As I said, in Franco's time Catalan was strictly forbidden in the areas I mentioned. The language was kept alive in the families (for example mine) and thanks to some organizations and some people who fought for it despite the difficulties.

I don't know what you mean by "disguised priest".


----------



## Surinam del Nord

I call a disguised priest someone who tells you what you have to do, always, and to legitimize it uses such words as _freedom_, _humankind_, _honour_, _duty_, _progress,_ and so on.


----------



## Cecilio

Surinam del Nord said:


> I call a disguised priest someone who tells you what you have to do, always, and to legitimize it uses such words as _freedom_, _humankind_, _honour_, _duty_, _progress,_ and so on.

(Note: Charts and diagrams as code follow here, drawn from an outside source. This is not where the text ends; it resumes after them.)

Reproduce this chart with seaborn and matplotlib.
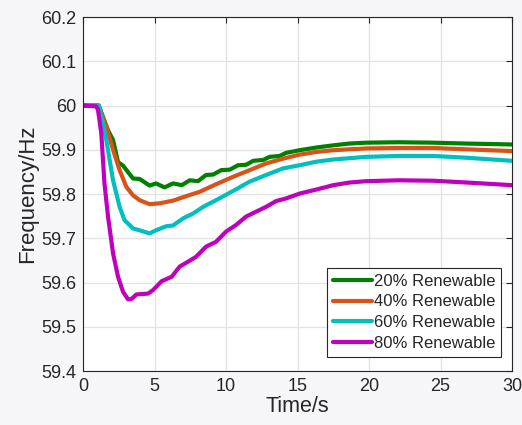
import numpy as np
import pandas as pd
import matplotlib
matplotlib.use("Agg")
import matplotlib.pyplot as plt
import seaborn as sns

# ---- data ----
t20 = [0, 1.1, 1.4, 1.75, 2.1, 2.45, 2.8, 3.5, 3.96, 4.66, 5.1, 5.7, 6.3, 6.9, 7.46, 8.04, 8.6, 9.1,
       9.67, 10.26, 10.84, 11.4, 11.9, 12.6, 13.05, 13.75, 14.2, 15.15, 16.3, 17.5, 18.6, 19.8, 22.1,
       24.5, 26.8, 30]
f20 = [60.0, 60.0, 59.974, 59.944, 59.922, 59.872, 59.864, 59.835, 59.834, 59.819, 59.824, 59.815,
       59.824, 59.82, 59.831, 59.829, 59.843, 59.844, 59.854, 59.855, 59.865, 59.866, 59.875, 59.877,
       59.884, 59.886, 59.893, 59.899, 59.905, 59.91, 59.914, 59.916, 59.917, 59.916, 59.914, 59.912]

t40 = [0, 1.1, 1.4, 1.63, 2.1, 2.56, 3.03, 3.5, 3.96, 4.66, 5.36, 6.3, 7.2, 8.16, 9.3, 10.5, 11.65,
       12.8, 14.0, 15.15, 16.3, 17.5, 19.8, 22.1, 24.5, 26.8, 30]
f40 = [60.0, 60.0, 59.971, 59.952, 59.90, 59.854, 59.816, 59.797, 59.786, 59.777, 59.779, 59.785,
       59.795, 59.805, 59.822, 59.839, 59.854, 59.869, 59.88, 59.889, 59.895, 59.899, 59.903, 59.904,
       59.904, 59.901, 59.897]

t60 = [0, 1.1, 1.4, 1.63, 2.1, 2.56, 2.9, 3.5, 3.96, 4.66, 5.1, 5.8, 6.3, 7.0, 7.7, 8.4, 9.3, 10.5,
       11.65, 12.8, 14.0, 15.15, 16.3, 17.5, 19.8, 22.1, 24.5, 26.8, 30]
f60 = [60.0, 60.0, 59.959, 59.922, 59.831, 59.771, 59.741, 59.722, 59.718, 59.711, 59.718, 59.727,
       59.729, 59.745, 59.756, 59.771, 59.786, 59.807, 59.828, 59.843, 59.858, 59.865, 59.873, 59.878,
       59.884, 59.886, 59.886, 59.882, 59.875]

t80 = [0, 0.93, 1.05, 1.28, 1.5, 1.75, 2.1, 2.45, 2.8, 3.15, 3.4, 3.73, 4.55, 4.9, 5.5, 6.2, 6.76,
       7.34, 7.9, 8.6, 9.3, 10.0, 10.7, 11.4, 12.1, 12.8, 13.5, 14.2, 15.15, 16.3, 17.5, 18.65, 19.8,
       22.1, 24.5, 26.8, 30]
f80 = [60.0, 59.998, 59.99, 59.937, 59.824, 59.749, 59.666, 59.613, 59.579, 59.562, 59.563, 59.573,
       59.575, 59.583, 59.603, 59.613, 59.636, 59.647, 59.658, 59.681, 59.692, 59.715, 59.73, 59.749,
       59.76, 59.771, 59.784, 59.79, 59.801, 59.81, 59.82, 59.826, 59.829, 59.831, 59.83, 59.826, 59.82]

labels = ["20% Renewable", "40% Renewable", "60% Renewable", "80% Renewable"]
colors = ["#008000", "#D95319", "#00BFBF", "#BF00BF"]
x_ticks = [0, 5, 10, 15, 20, 25, 30]
y_ticks = [59.4, 59.5, 59.6, 59.7, 59.8, 59.9, 60.0, 60.1, 60.2]
y_tick_labels = ["59.4", "59.5", "59.6", "59.7", "59.8", "59.9", "60", "60.1", "60.2"]

frames = []
for lab, t, f in zip(labels, [t20, t40, t60, t80], [f20, f40, f60, f80]):
    frames.append(pd.DataFrame({"Time": t, "Freq": f, "Case": lab}))
df = pd.concat(frames, ignore_index=True)

sns.set_style("white")
plt.rcParams["font.family"] = ["Liberation Sans", "DejaVu Sans"]

fig = plt.figure(figsize=(5.22, 4.25), dpi=100, facecolor="#f6f6f9")
ax = fig.add_axes([0.159, 0.127, 0.822, 0.833])
ax.set_facecolor("white")

sns.lineplot(data=df, x="Time", y="Freq", hue="Case", hue_order=labels,
             palette=colors, linewidth=3.0, ax=ax, sort=False, estimator=None)

ax.set_xlim(0, 30)
ax.set_ylim(59.4, 60.2)
ax.set_xticks(x_ticks)
ax.set_xticklabels([str(v) for v in x_ticks])
ax.set_yticks(y_ticks)
ax.set_yticklabels(y_tick_labels)
ax.grid(True, color="#e2e2e2", linewidth=0.9)
ax.set_axisbelow(True)
ax.tick_params(direction="in", length=4, width=0.8, top=True, right=True,
               labelsize=13, colors="#262626", pad=5)
for s in ax.spines.values():
    s.set_visible(True)
    s.set_color("#262626")
    s.set_linewidth(0.8)

ax.set_xlabel("Time/s", fontsize=15.5, color="#262626", labelpad=1)
ax.set_ylabel("Frequency/Hz", fontsize=16, color="#262626", labelpad=2)

leg = ax.legend(loc="lower right", bbox_to_anchor=(0.975, 0.04), fontsize=12,
                frameon=True, fancybox=False, framealpha=1, edgecolor="#262626",
                handlelength=2.3, handletextpad=0.15, borderpad=0.35, labelspacing=0.35,
                borderaxespad=0)
leg.get_frame().set_linewidth(0.8)
for line in leg.get_lines():
    line.set_linewidth(3.0)

fig.savefig("out.png", dpi=100, facecolor=fig.get_facecolor())
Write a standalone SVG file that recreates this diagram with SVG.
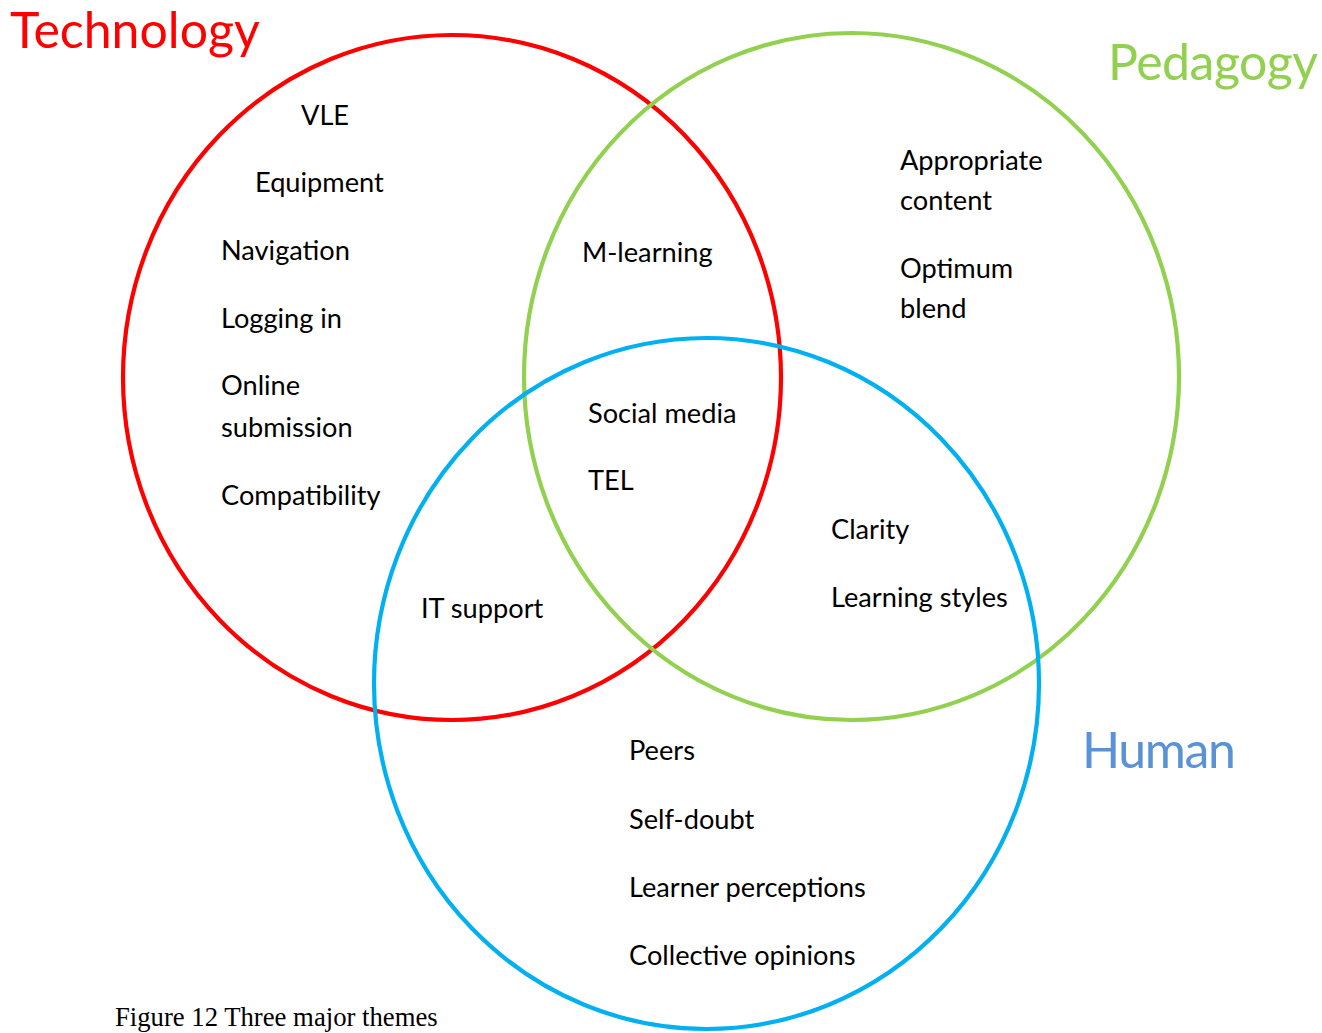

I don't see the connection between these 'disguised priests' and the topic we are discussing here.


----------



## Surinam del Nord

I am against any meddling from Administration when the matter is a language. That's not a matter of theirs.


----------



## Cecilio

Surinam del Nord said:


> I am against any meddling from Administration when the matter is a language. That's not a matter of theirs.



I suppose it's easy to say that if you're from Madrid. Spanish is a language that needs no 'official' help. Unfortunately, other languages like Catalan DO NEED OFFICIAL SUPPORT. And many many many people in Catalonia, Valencia and the Balearic Islands agree with that, including priests, people in disguise, politicians, waiters, plumbers, teachers and whoever.


----------



## Surinam del Nord

If you use the argument of my residence in Madrid to charge me with not being impartial towards the topic, I can use that of your residence in Valencia to charge you with the same thing. Personal circumstances are but burdens for the clean exercise of dialectics.


----------



## Cecilio

Surinam del Nord said:


> If you use the argument of my residence in Madrid to charge me with not being impartial towards the topic, I can use that of your residence in Valencia to charge you with the same thing. Personal circumstances are but burdens for the clean exercise of dialectics.



When I said "if you're from Madrid" I was using an impersonal "you". In Spanish it could be translated as "si se es de Madrid" or "si uno es de Madrid". So it's not YOUR residence in Madrid in particular. I'm sorry if I didn't express the sentence clearly enough.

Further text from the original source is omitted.